The Canadian Bar Association

Yves Faguy

Why Brexit requires an act of Parliament

January 24 2017 24 January 2017


The U.K. Supreme Court has ruled, by a majority of 8 to 3, that an act of Parliament is needed before the government can trigger article 50 of the Treaty of Lisbon, notifying its intent to pull out of the European Union, a process that must be completed within two years.

The president of the Supreme Court, Lord Neuberger of Abbotsbury, read a summary of the ruling:

Section 2 of the 1972 [European Communities] Act provides that, whenever EU institutions make new laws, those new laws become part of UK law. The 1972 act therefore makes EU law an independent source of UK law, until parliament decides otherwise.

“Therefore, when the UK withdraws from the EU treaties, a source of UK law will be cut off. Further, certain rights enjoyed by UK citizens will be changed. Therefore, the government cannot trigger article 50 without parliament authorising that course.

The court recognized the "great political significance" of last year's Brexit referendum, and was careful to draw the distinction with the legal significance of the vote, which under the UK's constitution, must be backed up by legislation to be given effect.

The Supreme Court was unanimous, however, that devolved parliaments and assemblies in Scotland, Wales and Norther Irelanvd, don't have to be consulted on triggering article 50.

Interestingly the Supreme Court also included a clear statement in its judgment that it is not ruling on the irrevocability of the process:

In these proceedings, it is common ground that notice under article 50(2) (which we shall call “Notice”) cannot be given in qualified or conditional terms and that, once given, it cannot be withdrawn. Especially as it is the Secretary of State’s case that, even if this common ground is mistaken, it would make no difference to the outcome of these proceedings, we are content to proceed on the basis that that is correct, without expressing any view of our own on either point. It follows from this that once the United Kingdom gives Notice, it will inevitably cease at a later date to be a member of the European Union and a party to the EU Treaties.
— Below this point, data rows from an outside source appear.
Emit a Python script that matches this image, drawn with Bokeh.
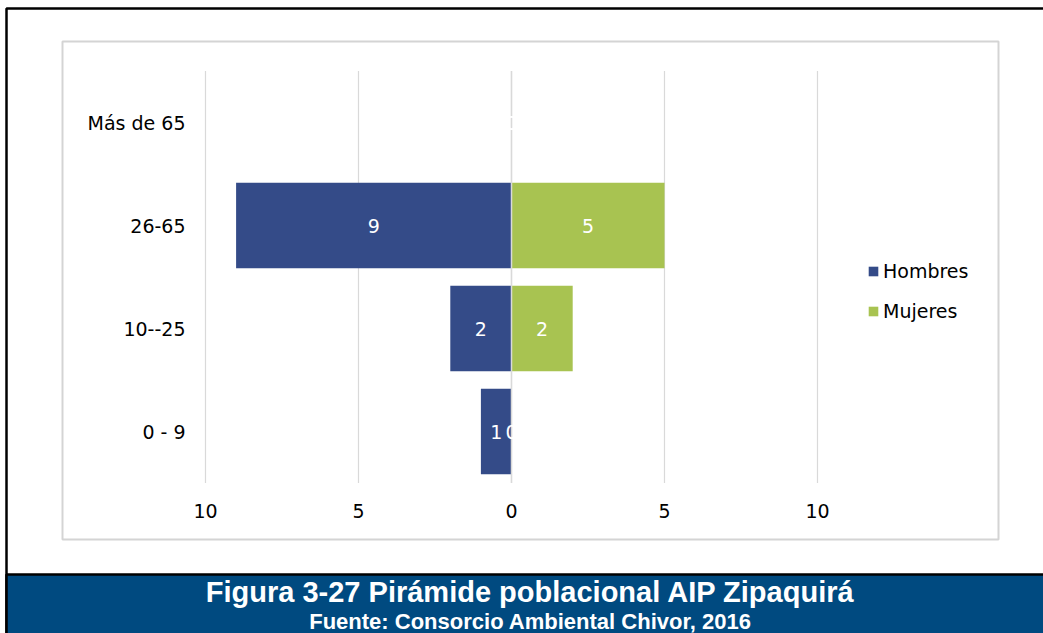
from bokeh.plotting import figure
from bokeh.models import Range1d, Legend, LegendItem, ColumnDataSource
from bokeh.core.properties import value
from bokeh.embed import file_html
from bokeh.resources import INLINE

# ---- data ----
categories = ["0 - 9", "10--25", "26-65", "Más de 65"]
hombres = [1, 2, 9, 0]
mujeres = [0, 2, 5, 0]
x_ticks = [-10, -5, 0, 5, 10]
x_tick_labels = ["10", "5", "0", "5", "10"]
title_text = "Figura 3-27 Pirámide poblacional AIP Zipaquirá"
source_text = "Fuente: Consorcio Ambiental Chivor, 2016"

BLUE = "#344b88"
GREEN = "#a8c351"
BANNER = "#004a80"
GRID = "#d9d9d9"
FONT = "DejaVu Sans"
FS = "19px"

W, H = 1043, 633

# pixel layout of the plot area (frame covers whole canvas)
X0_PX, PX_PER_UNIT = 511.0, 30.6      # x=0 position, pixels per value unit
Y0_PX, PX_PER_CAT = 431.0, 103.0      # first category centre, category step


def xd(px):
    return (px - X0_PX) / PX_PER_UNIT


def yd(px):
    return (Y0_PX - px) / PX_PER_CAT


p = figure(width=W, height=H, output_backend="svg", toolbar_location=None,
           x_range=Range1d(xd(0), xd(W)), y_range=Range1d(yd(H), yd(0)),
           min_border=0, min_border_left=0, min_border_right=0,
           min_border_top=0, min_border_bottom=0)
p.axis.visible = False
p.grid.visible = False
p.outline_line_color = None
p.background_fill_color = "white"
p.border_fill_color = "white"

cat_idx = list(range(len(categories)))

# ---- decorations ----
p.quad(left=[xd(62)], right=[xd(998)], top=[yd(41)], bottom=[yd(539)],
       fill_alpha=0, line_color="#d4d4d4", line_width=2)
p.quad(left=[xd(6)], right=[xd(1070)], top=[yd(8)], bottom=[yd(650)],
       fill_alpha=0, line_color="black", line_width=2.5)
p.quad(left=[xd(6)], right=[xd(1070)], top=[yd(574)], bottom=[yd(650)],
       fill_color=BANNER, line_color="black", line_width=2.5)

# ---- grid ----
p.segment(x0=x_ticks, x1=x_ticks, y0=[-0.5] * len(x_ticks),
          y1=[len(categories) - 0.5] * len(x_ticks),
          line_color=GRID, line_width=1.2)

src = ColumnDataSource(dict(
    cat=cat_idx,
    name=categories,
    h_left=[-v for v in hombres],
    h_mid=[-v / 2 for v in hombres],
    h_txt=[str(v) for v in hombres],
    m_right=mujeres,
    m_mid=[v / 2 for v in mujeres],
    m_txt=[str(v) for v in mujeres],
))

rh = p.hbar(y="cat", left="h_left", right=0, height=0.83, source=src,
            fill_color=BLUE, line_color=None)
rm = p.hbar(y="cat", left=0, right="m_right", height=0.83, source=src,
            fill_color=GREEN, line_color=None)
p.segment(x0=[0], x1=[0], y0=[-0.5], y1=[len(categories) - 0.5],
          line_color=GRID, line_width=1.5)

p.text(x="h_mid", y="cat", text="h_txt", source=src, text_color="white",
       text_font=value(FONT), text_font_size=FS, text_align="center",
       text_baseline="middle")
p.text(x="m_mid", y="cat", text="m_txt", source=src, text_color="white",
       text_font=value(FONT), text_font_size=FS, text_align="center",
       text_baseline="middle")

p.text(x=xd(185), y="cat", text="name", source=src,
       text_color="black", text_font=value(FONT), text_font_size=FS,
       text_align="right", text_baseline="middle")

p.text(x=x_ticks, y=[yd(510)] * len(x_ticks), text=x_tick_labels,
       text_color="black", text_font=value(FONT), text_font_size=FS,
       text_align="center", text_baseline="middle")

legend = Legend(items=[LegendItem(label="Hombres", renderers=[rh]),
                       LegendItem(label="Mujeres", renderers=[rm])],
                location=(867, H - 322), glyph_width=12, glyph_height=12,
                label_standoff=4, spacing=18, label_height=20, padding=0,
                margin=0, border_line_color=None, background_fill_alpha=0,
                label_text_font=FONT, label_text_font_size=FS,
                label_text_color="black")
p.add_layout(legend)

p.text(x=[xd(530)], y=[yd(591)], text=[title_text], text_color="white",
       text_font=value("Liberation Sans"), text_font_style="bold",
       text_font_size="29px", text_align="center", text_baseline="middle")
p.text(x=[xd(530)], y=[yd(621)], text=[source_text], text_color="white",
       text_font=value("Liberation Sans"), text_font_style="bold",
       text_font_size="22px", text_align="center", text_baseline="middle")

open("out.html", "w").write(file_html(p, INLINE))
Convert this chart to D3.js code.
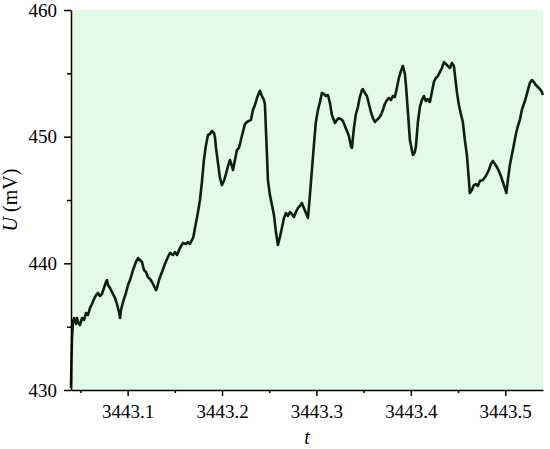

Bagehot explains the constitutional crisis ahead:

What the ruling will do is make Britain’s constitutional tensions creak and groan like never before. The very fact that it was necessary spoke to the ambiguities created by the absence of a written constitution. The prospect of even a minority of Lords voting against the result of the referendum will highlight the arbitrary character of the unelected upper house. Whether MPs vote as their constituents did (some Labour MPs with seats that strongly voted Leave have already indicated they will vote against the bill) will probe the limits of representative principles. The debates may force MPs to stipulate what sort of final Brexit deal they would (and would not) vote for at the end of the Article 50 process, when the outcome of Mrs May’s efforts in Brussels will go before both houses.

Update: Curtis Bradley and Laurence Helfer wonder whether the UK ruling is relevant to the authority of U.S. President Donald Trump, should he decide to withdraw from his country’s treaties unilaterally, given the substantial differences in constitutional law:

That said, there is a difficult question in the United States about how the President’s unilateral authority to withdraw from treaties (assuming the President has this authority) operates with respect to treaties that have been implemented by statute.  As in the UK, the executive branch in the United States has no authority to make or unmake statutes.  In theory, therefore, legislation that implements a treaty could continue in effect even after a president withdrew the United States from the treaty.  Whether it would do so would presumably turn on whether Congress intended the statute’s continuing operation to be conditioned on the United States remaining a party to the treaty.  But this is a somewhat different issue from whether an implementing statute should be construed as disallowing executive branch withdrawal from the treaty—the issue addressed by the UK Supreme Court.